Next-Gen Xbox SoC Pictures Have Allegedly Been Leaked, Theoretical Performance Compared With PS6

by Muhammad Ali Bari

Early pictures of the next-gen Xbox console’s System-on-a-Chip (SoC), codenamed Magnus, have allegedly been leaked.

In his latest YouTube video, content creator and hardware insider Moore’s Law Is Dead (MILD) has shared what he claims are pictures of the next-gen Xbox Magnus SoC (see images below). He also delved into the chip’s leaked specs and compared them to the alleged specs of the PS6.

Xbox next-gen

Xbox Magnus SoC Specs

According to the insider, Xbox Magnus SoC is built on TSMC’s 4 nm process, with 16 Zen 5 CPU cores and 60 RDNA 5 GPU compute units. The console’s memory configuration allegedly includes 24 GB of GDDR7, offering a major bandwidth increase over the RAM seen in current-gen hardware. MILD noted that the leak suggests Microsoft is abandoning the cost-conscious “cheaper, weaker box” approach it pursued with Xbox Series S. Instead, Magnus appears positioned as high-end flagship hardware designed to match or surpass PS6’s baseline SKU. He believes that the software giant may seek to launch Magnus either simultaneously with or slightly ahead of Sony in order to attempt to regain lost momentum.

Xbox next-gen

Next-Gen Xbox vs PS5 Performance Comparison

Based on the leaked information and the analysis from Moore’s Law Is Dead, Xbox Magnus and PlayStation 6 appear to be positioned even closer in performance than their predecessors. While final clock speeds and SKU variations are still unconfirmed, both consoles allegedly use Zen 5 CPU architecture paired with RDNA 5 GPUs, but Magnus seems to have a slight edge in GPU compute unit count (around 60 CUs compared to the rumored 56–60 CUs on the baseline PS6 model).

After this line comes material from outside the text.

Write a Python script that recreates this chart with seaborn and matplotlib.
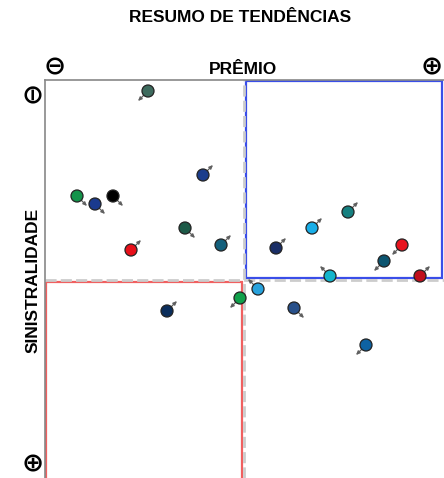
import matplotlib
matplotlib.use("Agg")
import matplotlib.pyplot as plt
import matplotlib.transforms as mtransforms
from matplotlib.patches import Rectangle
import seaborn as sns
import pandas as pd

sns.set_style("white")
plt.rcParams['font.family'] = ['Liberation Sans', 'DejaVu Sans']
plt.rcParams['text.color'] = 'black'

# premio (0-100, left to right) and sinistralidade (0-100, top to bottom)
premio = [25.75, 39.5, 8, 12.5, 17, 35, 21.5, 44, 30.5, 48.75,
          57.75, 66.75, 75.75, 89.25, 84.75, 71.25, 93.75, 53.25, 62.25, 80.25]
sinistralidade = [2.75, 23.75, 29, 31, 29, 37, 42.5, 41.25, 57.75, 54.5,
                  42, 37, 33, 41.25, 45.25, 49, 49, 52.25, 57, 66.25]
tendencia = ["sw", "ne", "se", "se", "se", "se", "ne", "ne", "ne", "sw",
             "ne", "ne", "ne", "sw", "sw", "nw", "ne", "nw", "se", "sw"]
cores = ["#3e6b5e", "#1b3d8c", "#13934a", "#1a3a8e", "#000000", "#1d5a48",
         "#e8101a", "#14607c", "#0b2e5c", "#10a04a", "#1a2e66", "#18aee8",
         "#168080", "#e8141e", "#0c5570", "#14b4cc", "#c0101e", "#28a2dc",
         "#28508a", "#0e62a2"]
ids = [f"p{i}" for i in range(len(premio))]

df = pd.DataFrame({"id": ids, "premio": premio, "sin": sinistralidade, "tend": tendencia})

fig = plt.figure(figsize=(4.44, 4.78), dpi=100)
ax = fig.add_axes([45 / 444, 0, 399 / 444, 398 / 478])
ax.set_xlim(0, 99.75)
ax.set_ylim(99.5, 0)

# quadrants
ax.add_patch(Rectangle((50.3, 0.3), 48.9, 49.3, fill=False, edgecolor="#3a4ee8", lw=1.6, zorder=1))
ax.add_patch(Rectangle((0.3, 50.5), 49.0, 49.5, fill=False, edgecolor="#f06060", lw=1.6, zorder=1))
ax.axvline(49.8, color="#cccccc", lw=2, ls=(0, (4, 1.5)), zorder=1)
ax.axhline(50, color="#cccccc", lw=2, ls=(0, (4, 1.5)), zorder=1)

sns.scatterplot(data=df, x="premio", y="sin", hue="id", palette=dict(zip(ids, cores)),
                s=75, edgecolor="#222222", linewidth=0.9, legend=False, ax=ax, zorder=3)

dirs = {"ne": (1, 1), "se": (1, -1), "sw": (-1, -1), "nw": (-1, 1)}
for x, y, t in zip(premio, sinistralidade, tendencia):
    sx, sy = dirs[t]
    tail = ax.transData + mtransforms.ScaledTranslation(sx * 0.04, sy * 0.04, fig.dpi_scale_trans)
    head = ax.transData + mtransforms.ScaledTranslation(sx * 0.10, sy * 0.10, fig.dpi_scale_trans)
    ax.annotate("", xy=(x, y), xycoords=head, xytext=(x, y), textcoords=tail,
                arrowprops=dict(arrowstyle="-|>,head_length=0.22,head_width=0.1",
                                color="#606060", lw=0.9, shrinkA=0, shrinkB=0), zorder=2)

ax.set_xticks([])
ax.set_yticks([])
ax.set_xlabel("")
ax.set_ylabel("")
for side in ["right", "bottom"]:
    ax.spines[side].set_visible(False)
for side in ["left", "top"]:
    ax.spines[side].set_color("#888888")
    ax.spines[side].set_linewidth(1.2)

fig.text(240 / 444, 1 - 18 / 478, "RESUMO DE TENDÊNCIAS", ha="center", va="center",
         fontsize=12.5, fontweight="bold")
fig.text(243 / 444, 1 - 69 / 478, "PRÊMIO", ha="center", va="center",
         fontsize=12.5, fontweight="bold")
fig.text(33 / 444, 1 - 280 / 478, "SINISTRALIDADE", ha="center", va="center",
         fontsize=12.5, fontweight="bold", rotation=90)

sym = dict(ha="center", va="center", fontsize=19, fontweight="bold", family="DejaVu Sans")
fig.text(55 / 444, 1 - 67 / 478, "⊖", **sym)
fig.text(432 / 444, 1 - 67 / 478, "⊕", **sym)
fig.text(33 / 444, 1 - 92 / 478, "⊖", rotation=90, **sym)
fig.text(33 / 444, 1 - 464 / 478, "⊕", **sym)

fig.savefig("out.png", dpi=100)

While this potentially gives Microsoft a marginal advantage in raw graphics throughput, Sony is expected to counter with more mature developer tools and deep hardware-software optimization. Moore’s Law Is Dead noted that while Magnus may win on paper specs, real-world performance may come down to clock speeds, memory configuration, and how aggressively each company pushes its thermal and power envelopes.